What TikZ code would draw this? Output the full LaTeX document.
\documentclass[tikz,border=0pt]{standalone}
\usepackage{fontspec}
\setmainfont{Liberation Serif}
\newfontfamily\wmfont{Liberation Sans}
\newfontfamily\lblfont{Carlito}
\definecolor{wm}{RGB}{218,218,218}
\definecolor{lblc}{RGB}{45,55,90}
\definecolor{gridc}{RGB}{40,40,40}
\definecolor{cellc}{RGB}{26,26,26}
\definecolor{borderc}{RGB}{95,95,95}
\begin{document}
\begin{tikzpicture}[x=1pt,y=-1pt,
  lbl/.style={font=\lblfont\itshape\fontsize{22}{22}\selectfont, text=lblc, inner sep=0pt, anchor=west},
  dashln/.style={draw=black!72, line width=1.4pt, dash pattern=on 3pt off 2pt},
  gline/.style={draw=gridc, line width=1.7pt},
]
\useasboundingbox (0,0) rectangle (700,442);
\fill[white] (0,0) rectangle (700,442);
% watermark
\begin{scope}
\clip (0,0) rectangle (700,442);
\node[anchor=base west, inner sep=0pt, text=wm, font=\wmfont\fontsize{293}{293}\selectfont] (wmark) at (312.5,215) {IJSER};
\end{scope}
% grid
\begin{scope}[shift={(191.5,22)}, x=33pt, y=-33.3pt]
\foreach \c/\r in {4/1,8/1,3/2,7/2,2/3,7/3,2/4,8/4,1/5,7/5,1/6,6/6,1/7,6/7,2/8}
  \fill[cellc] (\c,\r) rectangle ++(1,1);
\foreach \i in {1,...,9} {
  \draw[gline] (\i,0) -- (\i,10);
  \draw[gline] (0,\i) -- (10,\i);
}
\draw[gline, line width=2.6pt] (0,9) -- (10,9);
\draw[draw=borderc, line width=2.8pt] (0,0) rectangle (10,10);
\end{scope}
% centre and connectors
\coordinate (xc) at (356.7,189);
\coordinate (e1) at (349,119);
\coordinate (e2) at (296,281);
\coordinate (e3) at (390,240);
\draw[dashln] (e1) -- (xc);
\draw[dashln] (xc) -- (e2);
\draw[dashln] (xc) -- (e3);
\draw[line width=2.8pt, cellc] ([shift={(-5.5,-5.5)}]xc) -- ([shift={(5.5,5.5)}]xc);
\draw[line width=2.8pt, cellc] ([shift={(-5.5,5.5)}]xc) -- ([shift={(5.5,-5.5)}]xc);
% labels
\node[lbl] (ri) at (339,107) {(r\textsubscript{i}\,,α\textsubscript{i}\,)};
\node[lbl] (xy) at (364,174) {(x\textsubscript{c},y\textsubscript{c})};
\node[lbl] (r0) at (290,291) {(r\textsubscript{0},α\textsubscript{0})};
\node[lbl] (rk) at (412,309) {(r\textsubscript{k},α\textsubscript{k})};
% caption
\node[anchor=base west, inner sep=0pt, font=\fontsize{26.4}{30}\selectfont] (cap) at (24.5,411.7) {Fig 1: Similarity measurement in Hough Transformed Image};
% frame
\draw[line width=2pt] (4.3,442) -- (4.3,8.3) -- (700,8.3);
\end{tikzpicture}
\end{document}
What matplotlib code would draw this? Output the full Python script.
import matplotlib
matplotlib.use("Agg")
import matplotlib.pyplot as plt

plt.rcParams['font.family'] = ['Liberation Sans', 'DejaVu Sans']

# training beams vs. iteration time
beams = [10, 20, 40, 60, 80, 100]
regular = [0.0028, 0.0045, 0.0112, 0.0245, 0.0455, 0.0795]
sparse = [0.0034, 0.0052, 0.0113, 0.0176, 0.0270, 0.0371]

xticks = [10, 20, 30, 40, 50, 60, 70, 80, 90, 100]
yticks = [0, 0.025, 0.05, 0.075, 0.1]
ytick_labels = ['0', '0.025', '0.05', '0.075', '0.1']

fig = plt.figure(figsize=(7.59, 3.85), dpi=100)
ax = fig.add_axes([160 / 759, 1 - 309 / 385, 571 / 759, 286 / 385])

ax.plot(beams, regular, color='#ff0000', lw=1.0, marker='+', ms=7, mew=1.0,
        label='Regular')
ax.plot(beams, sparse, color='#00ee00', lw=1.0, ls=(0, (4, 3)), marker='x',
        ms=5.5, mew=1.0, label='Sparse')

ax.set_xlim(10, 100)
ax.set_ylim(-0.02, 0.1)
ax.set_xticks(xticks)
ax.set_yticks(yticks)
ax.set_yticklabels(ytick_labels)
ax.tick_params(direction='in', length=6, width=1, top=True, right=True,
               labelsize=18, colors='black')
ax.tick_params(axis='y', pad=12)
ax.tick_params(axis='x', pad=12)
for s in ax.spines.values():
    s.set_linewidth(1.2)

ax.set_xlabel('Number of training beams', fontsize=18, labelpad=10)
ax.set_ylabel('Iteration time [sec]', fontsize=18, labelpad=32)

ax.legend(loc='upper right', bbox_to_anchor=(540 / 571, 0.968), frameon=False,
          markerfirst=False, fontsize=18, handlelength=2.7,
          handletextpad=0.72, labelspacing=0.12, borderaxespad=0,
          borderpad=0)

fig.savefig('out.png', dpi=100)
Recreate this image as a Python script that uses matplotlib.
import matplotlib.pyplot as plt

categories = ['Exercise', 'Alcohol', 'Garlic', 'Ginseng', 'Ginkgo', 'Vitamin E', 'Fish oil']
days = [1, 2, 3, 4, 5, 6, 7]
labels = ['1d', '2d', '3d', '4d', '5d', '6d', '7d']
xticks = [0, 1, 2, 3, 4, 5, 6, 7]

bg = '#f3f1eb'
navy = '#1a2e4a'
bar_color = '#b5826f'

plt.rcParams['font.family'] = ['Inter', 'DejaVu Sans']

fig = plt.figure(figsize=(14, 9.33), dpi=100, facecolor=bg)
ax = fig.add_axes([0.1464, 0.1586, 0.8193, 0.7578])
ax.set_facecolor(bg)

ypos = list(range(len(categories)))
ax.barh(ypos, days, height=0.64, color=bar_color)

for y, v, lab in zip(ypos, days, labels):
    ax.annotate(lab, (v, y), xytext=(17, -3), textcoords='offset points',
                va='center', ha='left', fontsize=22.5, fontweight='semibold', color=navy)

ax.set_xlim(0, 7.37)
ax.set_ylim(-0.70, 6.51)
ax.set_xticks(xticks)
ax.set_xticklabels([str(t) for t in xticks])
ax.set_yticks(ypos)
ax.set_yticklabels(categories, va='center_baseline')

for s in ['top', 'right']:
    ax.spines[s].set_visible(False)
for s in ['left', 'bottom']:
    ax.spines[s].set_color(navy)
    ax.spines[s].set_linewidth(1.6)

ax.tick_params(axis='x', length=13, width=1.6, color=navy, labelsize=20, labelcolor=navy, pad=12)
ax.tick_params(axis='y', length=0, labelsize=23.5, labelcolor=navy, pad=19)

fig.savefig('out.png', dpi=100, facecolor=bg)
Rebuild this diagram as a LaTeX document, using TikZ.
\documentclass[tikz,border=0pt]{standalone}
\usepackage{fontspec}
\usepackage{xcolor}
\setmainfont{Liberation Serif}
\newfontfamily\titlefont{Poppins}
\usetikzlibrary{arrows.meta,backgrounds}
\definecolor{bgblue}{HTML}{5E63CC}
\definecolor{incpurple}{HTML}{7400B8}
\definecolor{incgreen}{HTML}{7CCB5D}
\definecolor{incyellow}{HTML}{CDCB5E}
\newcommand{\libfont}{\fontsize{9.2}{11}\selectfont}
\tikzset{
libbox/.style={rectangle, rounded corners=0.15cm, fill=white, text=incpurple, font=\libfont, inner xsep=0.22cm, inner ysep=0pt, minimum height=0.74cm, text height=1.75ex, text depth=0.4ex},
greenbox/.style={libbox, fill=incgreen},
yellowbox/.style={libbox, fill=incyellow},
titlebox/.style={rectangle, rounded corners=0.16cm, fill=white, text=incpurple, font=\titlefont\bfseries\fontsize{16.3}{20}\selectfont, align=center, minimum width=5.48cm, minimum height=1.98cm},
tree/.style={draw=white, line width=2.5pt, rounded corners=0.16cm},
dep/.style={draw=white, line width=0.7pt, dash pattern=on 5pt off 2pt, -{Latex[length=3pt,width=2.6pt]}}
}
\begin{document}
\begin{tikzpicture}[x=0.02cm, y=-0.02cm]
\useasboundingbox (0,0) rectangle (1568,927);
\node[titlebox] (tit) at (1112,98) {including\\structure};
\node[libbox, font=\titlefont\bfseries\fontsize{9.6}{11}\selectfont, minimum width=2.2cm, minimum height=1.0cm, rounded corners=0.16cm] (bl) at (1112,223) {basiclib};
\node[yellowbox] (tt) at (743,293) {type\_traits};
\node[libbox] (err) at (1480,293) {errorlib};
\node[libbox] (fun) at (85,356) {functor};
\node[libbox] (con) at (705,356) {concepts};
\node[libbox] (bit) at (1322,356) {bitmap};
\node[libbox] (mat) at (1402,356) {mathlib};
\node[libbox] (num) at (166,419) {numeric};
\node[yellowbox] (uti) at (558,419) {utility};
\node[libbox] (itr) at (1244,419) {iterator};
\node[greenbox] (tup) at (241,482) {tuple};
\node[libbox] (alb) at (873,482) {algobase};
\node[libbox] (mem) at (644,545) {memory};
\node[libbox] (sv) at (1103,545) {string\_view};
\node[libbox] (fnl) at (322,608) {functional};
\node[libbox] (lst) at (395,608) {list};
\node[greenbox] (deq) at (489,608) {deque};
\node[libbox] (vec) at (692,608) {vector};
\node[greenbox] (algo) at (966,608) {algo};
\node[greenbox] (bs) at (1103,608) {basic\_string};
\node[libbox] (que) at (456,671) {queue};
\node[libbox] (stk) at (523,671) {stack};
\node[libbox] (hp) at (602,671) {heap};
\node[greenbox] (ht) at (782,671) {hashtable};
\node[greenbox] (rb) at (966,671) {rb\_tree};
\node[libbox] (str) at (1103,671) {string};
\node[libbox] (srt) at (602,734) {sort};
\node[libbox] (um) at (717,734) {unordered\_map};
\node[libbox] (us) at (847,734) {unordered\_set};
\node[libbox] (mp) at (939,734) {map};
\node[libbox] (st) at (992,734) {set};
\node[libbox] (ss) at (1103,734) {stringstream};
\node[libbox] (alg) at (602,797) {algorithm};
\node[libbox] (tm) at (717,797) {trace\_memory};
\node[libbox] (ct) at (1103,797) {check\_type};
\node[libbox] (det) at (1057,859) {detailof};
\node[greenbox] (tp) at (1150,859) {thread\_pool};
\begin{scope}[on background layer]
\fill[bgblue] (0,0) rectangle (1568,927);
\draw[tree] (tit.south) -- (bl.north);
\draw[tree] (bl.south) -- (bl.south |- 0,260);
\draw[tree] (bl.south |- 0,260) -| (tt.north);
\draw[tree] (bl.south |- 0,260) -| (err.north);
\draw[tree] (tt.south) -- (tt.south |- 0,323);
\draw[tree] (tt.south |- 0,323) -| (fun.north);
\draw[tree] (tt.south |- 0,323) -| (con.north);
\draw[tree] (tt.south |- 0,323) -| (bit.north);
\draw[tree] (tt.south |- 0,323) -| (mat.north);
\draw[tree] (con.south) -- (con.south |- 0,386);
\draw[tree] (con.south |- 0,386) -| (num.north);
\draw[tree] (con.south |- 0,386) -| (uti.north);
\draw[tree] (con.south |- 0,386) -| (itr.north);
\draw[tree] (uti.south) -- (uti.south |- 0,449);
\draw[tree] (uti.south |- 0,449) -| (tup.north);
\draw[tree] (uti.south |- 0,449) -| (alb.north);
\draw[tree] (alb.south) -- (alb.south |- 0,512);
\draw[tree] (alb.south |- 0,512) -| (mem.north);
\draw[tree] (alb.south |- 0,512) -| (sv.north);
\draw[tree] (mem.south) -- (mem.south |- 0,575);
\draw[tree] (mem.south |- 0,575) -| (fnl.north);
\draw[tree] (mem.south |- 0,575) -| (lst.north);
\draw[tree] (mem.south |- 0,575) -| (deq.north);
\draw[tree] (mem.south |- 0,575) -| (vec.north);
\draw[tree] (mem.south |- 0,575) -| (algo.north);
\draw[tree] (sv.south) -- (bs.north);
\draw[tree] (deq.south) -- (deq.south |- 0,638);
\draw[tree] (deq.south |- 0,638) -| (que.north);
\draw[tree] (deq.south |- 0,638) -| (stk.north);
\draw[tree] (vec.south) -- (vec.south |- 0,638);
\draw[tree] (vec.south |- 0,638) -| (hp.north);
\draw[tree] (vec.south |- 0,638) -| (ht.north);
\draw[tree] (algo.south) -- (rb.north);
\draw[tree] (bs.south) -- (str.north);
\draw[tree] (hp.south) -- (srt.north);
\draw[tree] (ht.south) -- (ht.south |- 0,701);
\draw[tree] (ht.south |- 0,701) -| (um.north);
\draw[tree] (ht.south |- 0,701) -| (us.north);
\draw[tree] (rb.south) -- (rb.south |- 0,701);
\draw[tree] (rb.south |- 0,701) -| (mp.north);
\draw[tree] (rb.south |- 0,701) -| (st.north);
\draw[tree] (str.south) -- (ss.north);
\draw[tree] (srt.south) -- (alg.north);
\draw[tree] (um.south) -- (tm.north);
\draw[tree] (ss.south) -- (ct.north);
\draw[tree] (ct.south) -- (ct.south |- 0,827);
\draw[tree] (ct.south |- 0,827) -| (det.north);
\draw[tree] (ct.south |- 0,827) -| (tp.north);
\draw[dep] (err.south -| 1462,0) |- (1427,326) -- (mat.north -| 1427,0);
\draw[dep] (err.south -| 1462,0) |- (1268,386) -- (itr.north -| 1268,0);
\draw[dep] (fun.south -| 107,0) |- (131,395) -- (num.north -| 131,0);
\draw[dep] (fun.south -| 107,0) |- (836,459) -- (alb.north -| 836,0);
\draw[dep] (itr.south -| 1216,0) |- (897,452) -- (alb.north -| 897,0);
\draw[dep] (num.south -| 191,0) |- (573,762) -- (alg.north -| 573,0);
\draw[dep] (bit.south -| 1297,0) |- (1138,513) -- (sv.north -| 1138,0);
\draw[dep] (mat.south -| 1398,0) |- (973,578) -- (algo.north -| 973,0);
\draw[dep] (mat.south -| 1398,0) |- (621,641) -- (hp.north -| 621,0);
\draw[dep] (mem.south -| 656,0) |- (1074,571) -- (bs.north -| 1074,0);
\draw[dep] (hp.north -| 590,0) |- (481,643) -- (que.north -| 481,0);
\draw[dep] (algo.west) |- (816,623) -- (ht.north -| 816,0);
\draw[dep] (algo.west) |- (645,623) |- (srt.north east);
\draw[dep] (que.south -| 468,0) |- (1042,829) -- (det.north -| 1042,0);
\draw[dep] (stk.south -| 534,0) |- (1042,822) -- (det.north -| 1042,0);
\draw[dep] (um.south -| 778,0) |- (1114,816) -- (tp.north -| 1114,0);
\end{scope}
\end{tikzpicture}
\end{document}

### Description of the task
Output exactly the lines running from the line containing "Recreate this image" through the line containing "ax.set_yticklabels(categories, va='center_baseline')", and only those lines.

### Output of the task
Recreate this image as a Python script that uses matplotlib.
import matplotlib.pyplot as plt

categories = ['Exercise', 'Alcohol', 'Garlic', 'Ginseng', 'Ginkgo', 'Vitamin E', 'Fish oil']
days = [1, 2, 3, 4, 5, 6, 7]
labels = ['1d', '2d', '3d', '4d', '5d', '6d', '7d']
xticks = [0, 1, 2, 3, 4, 5, 6, 7]

bg = '#f3f1eb'
navy = '#1a2e4a'
bar_color = '#b5826f'

plt.rcParams['font.family'] = ['Inter', 'DejaVu Sans']

fig = plt.figure(figsize=(14, 9.33), dpi=100, facecolor=bg)
ax = fig.add_axes([0.1464, 0.1586, 0.8193, 0.7578])
ax.set_facecolor(bg)

ypos = list(range(len(categories)))
ax.barh(ypos, days, height=0.64, color=bar_color)

for y, v, lab in zip(ypos, days, labels):
    ax.annotate(lab, (v, y), xytext=(17, -3), textcoords='offset points',
                va='center', ha='left', fontsize=22.5, fontweight='semibold', color=navy)

ax.set_xlim(0, 7.37)
ax.set_ylim(-0.70, 6.51)
ax.set_xticks(xticks)
ax.set_xticklabels([str(t) for t in xticks])
ax.set_yticks(ypos)
ax.set_yticklabels(categories, va='center_baseline')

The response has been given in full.